■ **AIM**: Restate the full listing word for word and leave the pictures out.

[START OF INFORMATION SHOWN]

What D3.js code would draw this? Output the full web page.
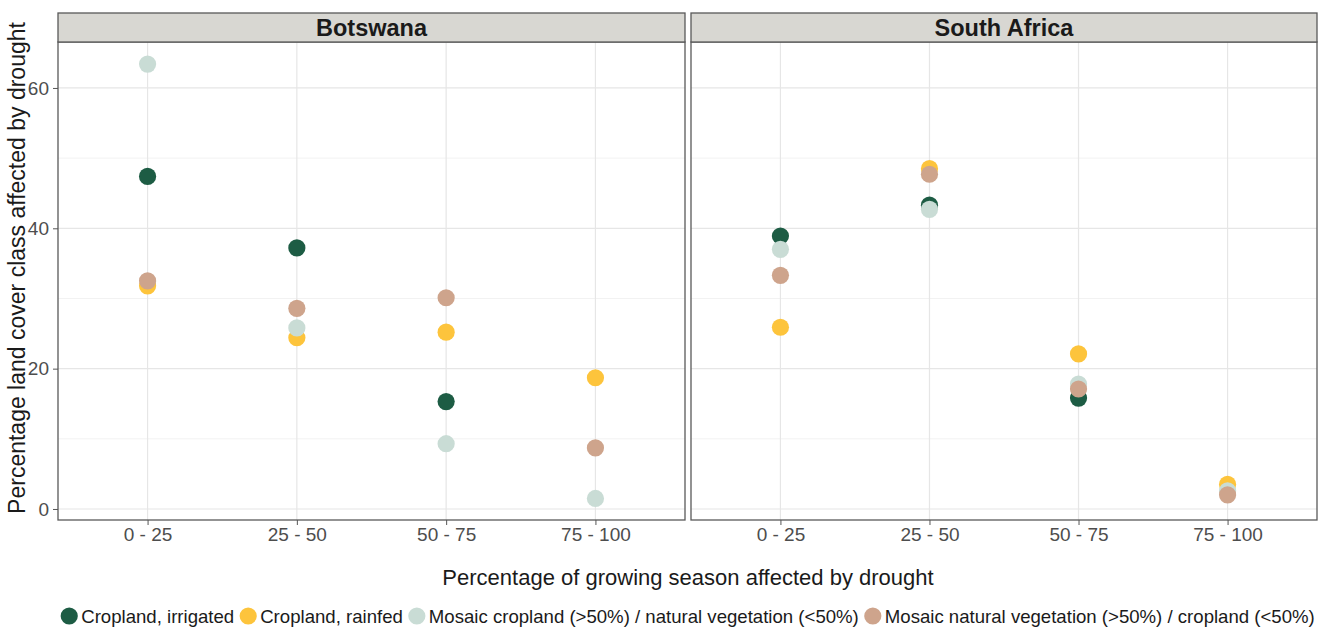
<!DOCTYPE html>
<html>
<head>
<meta charset="utf-8">
<script src="https://cdn.jsdelivr.net/npm/d3@7"></script>
<style>
  body { margin: 0; background: #fff; }
  svg text { font-family: "Liberation Sans", Arial, sans-serif; }
</style>
</head>
<body>
<svg id="chart" width="1320" height="628"></svg>
<script>
const categories = ["0 - 25", "25 - 50", "50 - 75", "75 - 100"];
const countries = ["Botswana", "South Africa"];
const seriesNames = [
  "Cropland, irrigated",
  "Cropland, rainfed",
  "Mosaic cropland (>50%) / natural vegetation (<50%)",
  "Mosaic natural vegetation (>50%) / cropland (<50%)"
];
const seriesColors = ["#1d5c44", "#fdc43c", "#c9dcd5", "#cea48c"];

// values per series, in category order (null = not shown)
const botswana = [
  [47.4, 37.2, 15.3, null],
  [31.8, 24.4, 25.2, 18.7],
  [63.4, 25.8, 9.3, 1.5],
  [32.5, 28.6, 30.1, 8.7]
];
const southAfrica = [
  [38.9, 43.3, 15.8, null],
  [25.9, 48.5, 22.1, 3.5],
  [37.0, 42.7, 17.8, 2.6],
  [33.3, 47.7, 17.1, 2.0]
];
const yTicks = [0, 20, 40, 60];
const yMinor = [10, 30, 50];

const svg = d3.select("#chart");
const panels = [
  { name: countries[0], x0: 58, x1: 685, data: botswana },
  { name: countries[1], x0: 691, x1: 1317, data: southAfrica }
];
const plotTop = 42, plotBottom = 520, stripTop = 13;

const y = d3.scaleLinear().domain([-1.57, 66.55]).range([plotBottom, plotTop]);

panels.forEach(p => {
  const x = d3.scalePoint().domain(categories).range([p.x0, p.x1]).padding(0.6);
  const g = svg.append("g");

  g.append("rect")
    .attr("x", p.x0).attr("y", plotTop)
    .attr("width", p.x1 - p.x0).attr("height", plotBottom - plotTop)
    .attr("fill", "#fff");

  // grid
  g.selectAll(".minor").data(yMinor).enter().append("line")
    .attr("x1", p.x0).attr("x2", p.x1)
    .attr("y1", d => y(d)).attr("y2", d => y(d))
    .attr("stroke", "#f2f2f2").attr("stroke-width", 1);
  g.selectAll(".major").data(yTicks).enter().append("line")
    .attr("x1", p.x0).attr("x2", p.x1)
    .attr("y1", d => y(d)).attr("y2", d => y(d))
    .attr("stroke", "#e6e6e6").attr("stroke-width", 1.2);
  g.selectAll(".vgrid").data(categories).enter().append("line")
    .attr("x1", d => x(d)).attr("x2", d => x(d))
    .attr("y1", plotTop).attr("y2", plotBottom)
    .attr("stroke", "#e6e6e6").attr("stroke-width", 1.2);

  // points
  p.data.forEach((vals, si) => {
    g.selectAll(null)
      .data(vals.map((v, i) => ({ cat: categories[i], v: v })).filter(d => d.v !== null))
      .enter().append("circle")
      .attr("cx", d => x(d.cat))
      .attr("cy", d => y(d.v))
      .attr("r", 8.6)
      .attr("fill", seriesColors[si]);
  });

  // border
  g.append("rect")
    .attr("x", p.x0).attr("y", plotTop)
    .attr("width", p.x1 - p.x0).attr("height", plotBottom - plotTop)
    .attr("fill", "none").attr("stroke", "#595959").attr("stroke-width", 1.3);

  // strip
  g.append("rect")
    .attr("x", p.x0).attr("y", stripTop)
    .attr("width", p.x1 - p.x0).attr("height", plotTop - stripTop)
    .attr("fill", "#d8d7d2").attr("stroke", "#595959").attr("stroke-width", 1.3);
  g.append("text")
    .attr("x", (p.x0 + p.x1) / 2).attr("y", (stripTop + plotTop) / 2 + 8)
    .attr("text-anchor", "middle")
    .style("font-size", "23.5px").style("font-weight", "bold").attr("fill", "#1a1a1a")
    .text(p.name);

  // x axis
  const xa = g.append("g")
    .attr("transform", "translate(0," + plotBottom + ")")
    .call(d3.axisBottom(x).tickSize(5).tickPadding(3));
  xa.select(".domain").remove();
  xa.selectAll("line").attr("stroke", "#555");
  xa.selectAll("text").style("font-size", "19px").attr("fill", "#4d4d4d");
});

// y axis (left panel only)
const ya = svg.append("g")
  .attr("transform", "translate(58,0)")
  .call(d3.axisLeft(y).tickValues(yTicks).tickSize(5).tickPadding(4));
ya.select(".domain").remove();
ya.selectAll("line").attr("stroke", "#555");
ya.selectAll("text").style("font-size", "19px").attr("fill", "#4d4d4d");

// axis titles
svg.append("text")
  .attr("x", 688).attr("y", 585)
  .attr("text-anchor", "middle")
  .style("font-size", "22px").attr("fill", "#1a1a1a")
  .text("Percentage of growing season affected by drought");
svg.append("text")
  .attr("transform", "translate(25,268) rotate(-90)")
  .attr("text-anchor", "middle")
  .style("font-size", "23px").attr("fill", "#1a1a1a")
  .text("Percentage land cover class affected by drought");

// legend
const leg = svg.append("g");
let lx = 0;
seriesNames.forEach((name, i) => {
  const item = leg.append("g").attr("transform", "translate(" + lx + ",0)");
  item.append("circle").attr("cx", 9).attr("cy", 0).attr("r", 8.6).attr("fill", seriesColors[i]);
  const t = item.append("text")
    .attr("x", 21).attr("y", 6.5)
    .style("font-size", "18.6px").attr("fill", "#1a1a1a")
    .text(name);
  lx += 21 + t.node().getComputedTextLength() + 5;
});
leg.attr("transform", "translate(" + (690 - lx / 2) + ",616)");
</script>
</body>
</html>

[END OF INFORMATION SHOWN]

■ **CORRECT ANSWER**:
What D3.js code would draw this? Output the full web page.
<!DOCTYPE html>
<html>
<head>
<meta charset="utf-8">
<script src="https://cdn.jsdelivr.net/npm/d3@7"></script>
<style>
  body { margin: 0; background: #fff; }
  svg text { font-family: "Liberation Sans", Arial, sans-serif; }
</style>
</head>
<body>
<svg id="chart" width="1320" height="628"></svg>
<script>
const categories = ["0 - 25", "25 - 50", "50 - 75", "75 - 100"];
const countries = ["Botswana", "South Africa"];
const seriesNames = [
  "Cropland, irrigated",
  "Cropland, rainfed",
  "Mosaic cropland (>50%) / natural vegetation (<50%)",
  "Mosaic natural vegetation (>50%) / cropland (<50%)"
];
const seriesColors = ["#1d5c44", "#fdc43c", "#c9dcd5", "#cea48c"];

// values per series, in category order (null = not shown)
const botswana = [
  [47.4, 37.2, 15.3, null],
  [31.8, 24.4, 25.2, 18.7],
  [63.4, 25.8, 9.3, 1.5],
  [32.5, 28.6, 30.1, 8.7]
];
const southAfrica = [
  [38.9, 43.3, 15.8, null],
  [25.9, 48.5, 22.1, 3.5],
  [37.0, 42.7, 17.8, 2.6],
  [33.3, 47.7, 17.1, 2.0]
];
const yTicks = [0, 20, 40, 60];
const yMinor = [10, 30, 50];

const svg = d3.select("#chart");
const panels = [
  { name: countries[0], x0: 58, x1: 685, data: botswana },
  { name: countries[1], x0: 691, x1: 1317, data: southAfrica }
];
const plotTop = 42, plotBottom = 520, stripTop = 13;

const y = d3.scaleLinear().domain([-1.57, 66.55]).range([plotBottom, plotTop]);

panels.forEach(p => {
  const x = d3.scalePoint().domain(categories).range([p.x0, p.x1]).padding(0.6);
  const g = svg.append("g");

  g.append("rect")
    .attr("x", p.x0).attr("y", plotTop)
    .attr("width", p.x1 - p.x0).attr("height", plotBottom - plotTop)
    .attr("fill", "#fff");

  // grid
  g.selectAll(".minor").data(yMinor).enter().append("line")
    .attr("x1", p.x0).attr("x2", p.x1)
    .attr("y1", d => y(d)).attr("y2", d => y(d))
    .attr("stroke", "#f2f2f2").attr("stroke-width", 1);
  g.selectAll(".major").data(yTicks).enter().append("line")
    .attr("x1", p.x0).attr("x2", p.x1)
    .attr("y1", d => y(d)).attr("y2", d => y(d))
    .attr("stroke", "#e6e6e6").attr("stroke-width", 1.2);
  g.selectAll(".vgrid").data(categories).enter().append("line")
    .attr("x1", d => x(d)).attr("x2", d => x(d))
    .attr("y1", plotTop).attr("y2", plotBottom)
    .attr("stroke", "#e6e6e6").attr("stroke-width", 1.2);

  // points
  p.data.forEach((vals, si) => {
    g.selectAll(null)
      .data(vals.map((v, i) => ({ cat: categories[i], v: v })).filter(d => d.v !== null))
      .enter().append("circle")
      .attr("cx", d => x(d.cat))
      .attr("cy", d => y(d.v))
      .attr("r", 8.6)
      .attr("fill", seriesColors[si]);
  });

  // border
  g.append("rect")
    .attr("x", p.x0).attr("y", plotTop)
    .attr("width", p.x1 - p.x0).attr("height", plotBottom - plotTop)
    .attr("fill", "none").attr("stroke", "#595959").attr("stroke-width", 1.3);

  // strip
  g.append("rect")
    .attr("x", p.x0).attr("y", stripTop)
    .attr("width", p.x1 - p.x0).attr("height", plotTop - stripTop)
    .attr("fill", "#d8d7d2").attr("stroke", "#595959").attr("stroke-width", 1.3);
  g.append("text")
    .attr("x", (p.x0 + p.x1) / 2).attr("y", (stripTop + plotTop) / 2 + 8)
    .attr("text-anchor", "middle")
    .style("font-size", "23.5px").style("font-weight", "bold").attr("fill", "#1a1a1a")
    .text(p.name);

  // x axis
  const xa = g.append("g")
    .attr("transform", "translate(0," + plotBottom + ")")
    .call(d3.axisBottom(x).tickSize(5).tickPadding(3));
  xa.select(".domain").remove();
  xa.selectAll("line").attr("stroke", "#555");
  xa.selectAll("text").style("font-size", "19px").attr("fill", "#4d4d4d");
});

// y axis (left panel only)
const ya = svg.append("g")
  .attr("transform", "translate(58,0)")
  .call(d3.axisLeft(y).tickValues(yTicks).tickSize(5).tickPadding(4));
ya.select(".domain").remove();
ya.selectAll("line").attr("stroke", "#555");
ya.selectAll("text").style("font-size", "19px").attr("fill", "#4d4d4d");

// axis titles
svg.append("text")
  .attr("x", 688).attr("y", 585)
  .attr("text-anchor", "middle")
  .style("font-size", "22px").attr("fill", "#1a1a1a")
  .text("Percentage of growing season affected by drought");
svg.append("text")
  .attr("transform", "translate(25,268) rotate(-90)")
  .attr("text-anchor", "middle")
  .style("font-size", "23px").attr("fill", "#1a1a1a")
  .text("Percentage land cover class affected by drought");

// legend
const leg = svg.append("g");
let lx = 0;
seriesNames.forEach((name, i) => {
  const item = leg.append("g").attr("transform", "translate(" + lx + ",0)");
  item.append("circle").attr("cx", 9).attr("cy", 0).attr("r", 8.6).attr("fill", seriesColors[i]);
  const t = item.append("text")
    .attr("x", 21).attr("y", 6.5)
    .style("font-size", "18.6px").attr("fill", "#1a1a1a")
    .text(name);
  lx += 21 + t.node().getComputedTextLength() + 5;
});
leg.attr("transform", "translate(" + (690 - lx / 2) + ",616)");
</script>
</body>
</html>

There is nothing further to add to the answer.